Size, shape of city body discussed

Register Reporter

It will likely be 2011 before a new governing body for Iola can be established, but the city has flexibility in determining how its new city council is comprised.
Those were the points made Thursday by Sandy Jacquot, general counsel for the League of Kansas Municipalities, who spoke about Iola voters’ decision in April to disband their existing city commission in favor of a mayor-city council structure. She addressed a crowd numbering less than 20, half of which were city officials.
If the existing commissioners do nothing, the new form of government — an eight-member council with two councilmen from each of Iola’s four voting wards and an independently elected mayor — will be seated in April 2011, Jacquot said. All nine positions would be up for re-election every two years after that.
“That’s also very inefficient and I will tell you a majority of the cities in Kansas have created what we call ‘staggered elections,’ so that you don’t lose all your experience off a governing body at one time,” Jacquot said. “It just helps with continuity of governmental functions.”
Iolans also would elect a city treasurer under the new form of government, becoming the only city in the state to do so, Jacquot said.

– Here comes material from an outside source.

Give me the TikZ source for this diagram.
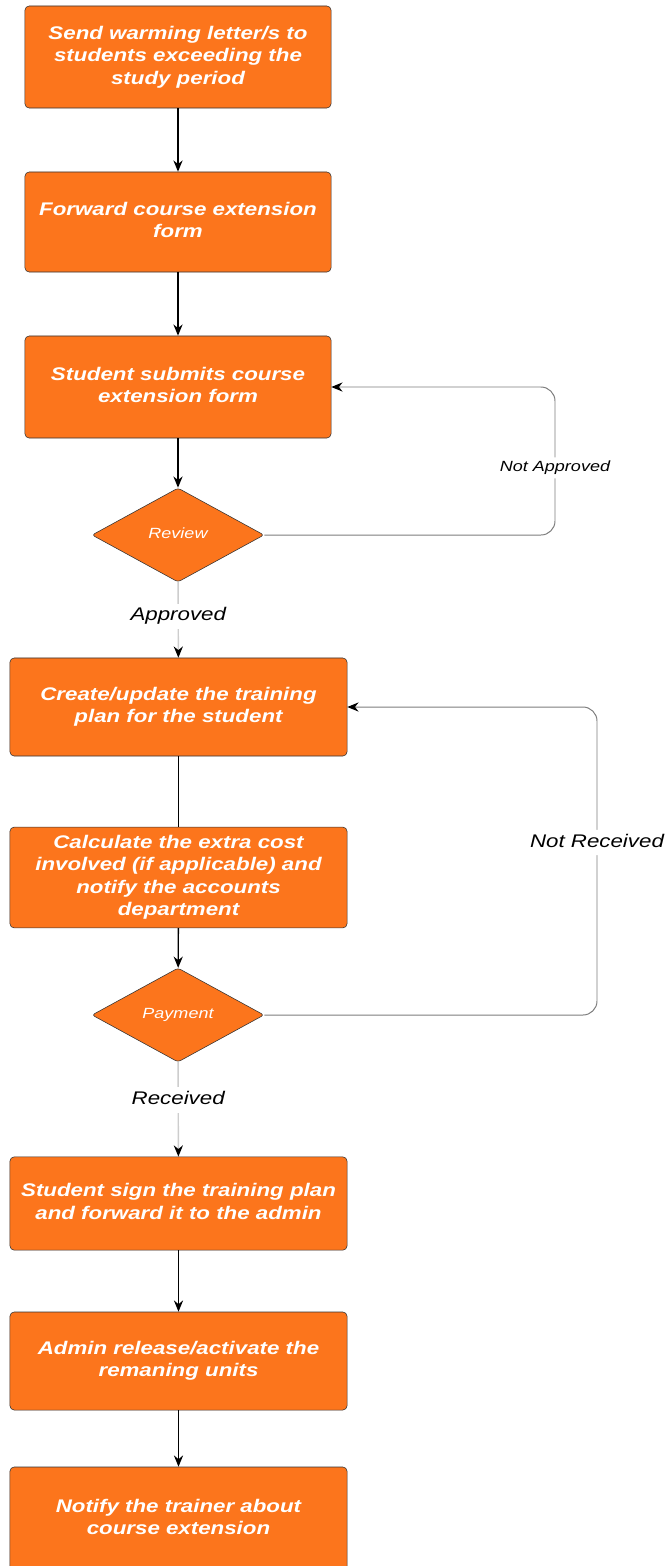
\documentclass[tikz,border=0pt]{standalone}
\usepackage{fontspec}
\setmainfont{Liberation Sans}
\usepackage{graphicx}
\usetikzlibrary{shapes.geometric, arrows.meta}
\definecolor{boxorange}{RGB}{252,117,28}
\definecolor{loopgray}{RGB}{125,125,125}
\definecolor{passgray}{RGB}{205,205,205}
\tikzset{>={Stealth[length=8pt,width=6.5pt]}}
\newcommand{\stretched}[1]{\scalebox{1.22}[1]{\begin{tabular}{@{}c@{}}#1\end{tabular}}}
\tikzset{
  stepbox/.style={draw=black!80, fill=boxorange, rounded corners=3pt, text=white,
    font=\fontsize{13pt}{16pt}\selectfont\bfseries\itshape, inner sep=0pt,
    minimum width=7.65cm, minimum height=2.5cm},
  widebox/.style={stepbox, minimum width=8.425cm, minimum height=2.45cm},
  decision/.style={diamond, draw=black!80, fill=boxorange, text=white, rounded corners=2pt,
    font=\fontsize{10.5pt}{13pt}\selectfont\itshape, inner sep=0pt,
    minimum width=4.3cm, minimum height=2.35cm},
  flow/.style={->, line width=1pt, black},
  pass/.style={-{Stealth[black,length=8pt,width=6.5pt]}, line width=1pt, passgray},
  back/.style={-{Stealth[black,length=8pt,width=6.5pt]}, line width=0.7pt, loopgray, rounded corners=10pt},
  tag/.style={fill=white, text=black, inner sep=1pt, font=\fontsize{13pt}{16pt}\selectfont\itshape},
  smalltag/.style={tag, font=\fontsize{10.5pt}{13pt}\selectfont\itshape}
}

\begin{document}
\begin{tikzpicture}[x=0.025cm, y=-0.025cm]
    \useasboundingbox (0,0) rectangle (667,1566);
    % main column
    \node[stepbox, minimum height=2.55cm] (warn) at (178,57) {\stretched{Send warming letter/s to\\students exceeding the\\study period}};
    \node[stepbox] (forward) at (178,222) {\stretched{Forward course extension\\form}};
    \node[stepbox, minimum height=2.55cm] (submit) at (178,387) {\stretched{Student submits course\\extension form}};
    \node[decision] (review) at (178,535) {\stretched{Review}};
    \node[widebox] (plan) at (178.5,707) {\stretched{Create/update the training\\plan for the student}};
    \node[widebox, minimum height=2.52cm] (cost) at (178.5,877.5) {\stretched{Calculate the extra cost\\involved (if applicable) and\\notify the accounts\\department}};
    \node[decision] (payment) at (178,1015) {\stretched{Payment}};
    \node[widebox, minimum height=2.33cm] (sign) at (178.5,1203.5) {\stretched{Student sign the training plan\\and forward it to the admin}};
    \node[widebox] (release) at (178.5,1361) {\stretched{Admin release/activate the\\remaning units}};
    \node[widebox, minimum height=2.6cm] (notify) at (178.5,1519) {\stretched{Notify the trainer about\\course extension}};

    \coordinate (turnA) at (555,535);
    \coordinate (turnB) at (597,1015);

    \draw[flow] (warn) -- (forward);
    \draw[flow] (forward) -- (submit);
    \draw[flow] (submit) -- (review);
    \draw[pass] (review) -- node[tag, pos=0.45] {\stretched{Approved}} (plan);
    \draw[line width=1pt] (plan) -- (cost);
    \draw[flow] (cost) -- (payment);
    \draw[pass] (payment) -- node[tag, pos=0.4] {\stretched{Received}} (sign);
    \draw[flow] (sign) -- (release);
    \draw[flow] (release) -- (notify);

    % loops back
    \draw[back] (review.east) -- (turnA) |- node[smalltag, pos=0.227] {\stretched{Not Approved}} (submit.east);
    \draw[back] (payment.east) -- (turnB) |- node[tag, pos=0.28] {\stretched{Not Received}} (plan.east);
\end{tikzpicture}
\end{document}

All of the other communities in Kansas have adopted charter ordinances turning the treasurer into an appointed position. Deb Troxel is current city treasurer, a position appointed by the commission.
Because of a looming October deadline to set charter ordinances at least two months before the January filing deadline for city candidates, it’s probably too late for the city to hope for a new council in 2010.
“It’s conceivable you could get that done by the 2010 election, but it would be tight right now,” she said. “2011 is probably a better target. And you still have a lot of work to do before 2011.”
And then there is the issue of redrawing the boundaries for the four voting wards to ensure each ward has roughly the same population. The new boundaries would need to be in place before the new council takes shape.
Jacquot wondered if the city would be well served to develop a panel of local residents to discuss the size and makeup of a new city council through a number of public meetings so that Iolans know precisely how they will be governed. The city is offered flexibility through charter ordinances, which essentially declare “home rule” to exempt or allow Iola to deviate from state law.
Jacquot stressed that she was not at Thursday’s meeting to promote a specific guideline for the city. She was there only to reveal Iola’s options.
“I don’t have a dog in this fight,” she said. “The bottom line is, you are not bound with having nine governing body members that you have to elect every two years, with an elected city treasurer. You have a tremendous opportunity to decide how you will be governed.”

IOLA commissioners are expected to discuss Jacquot’s presentation when they meet Tuesday afternoon at their next bi-monthly meeting.
The 1 p.m. meeting will be at City Hall and is open to the public.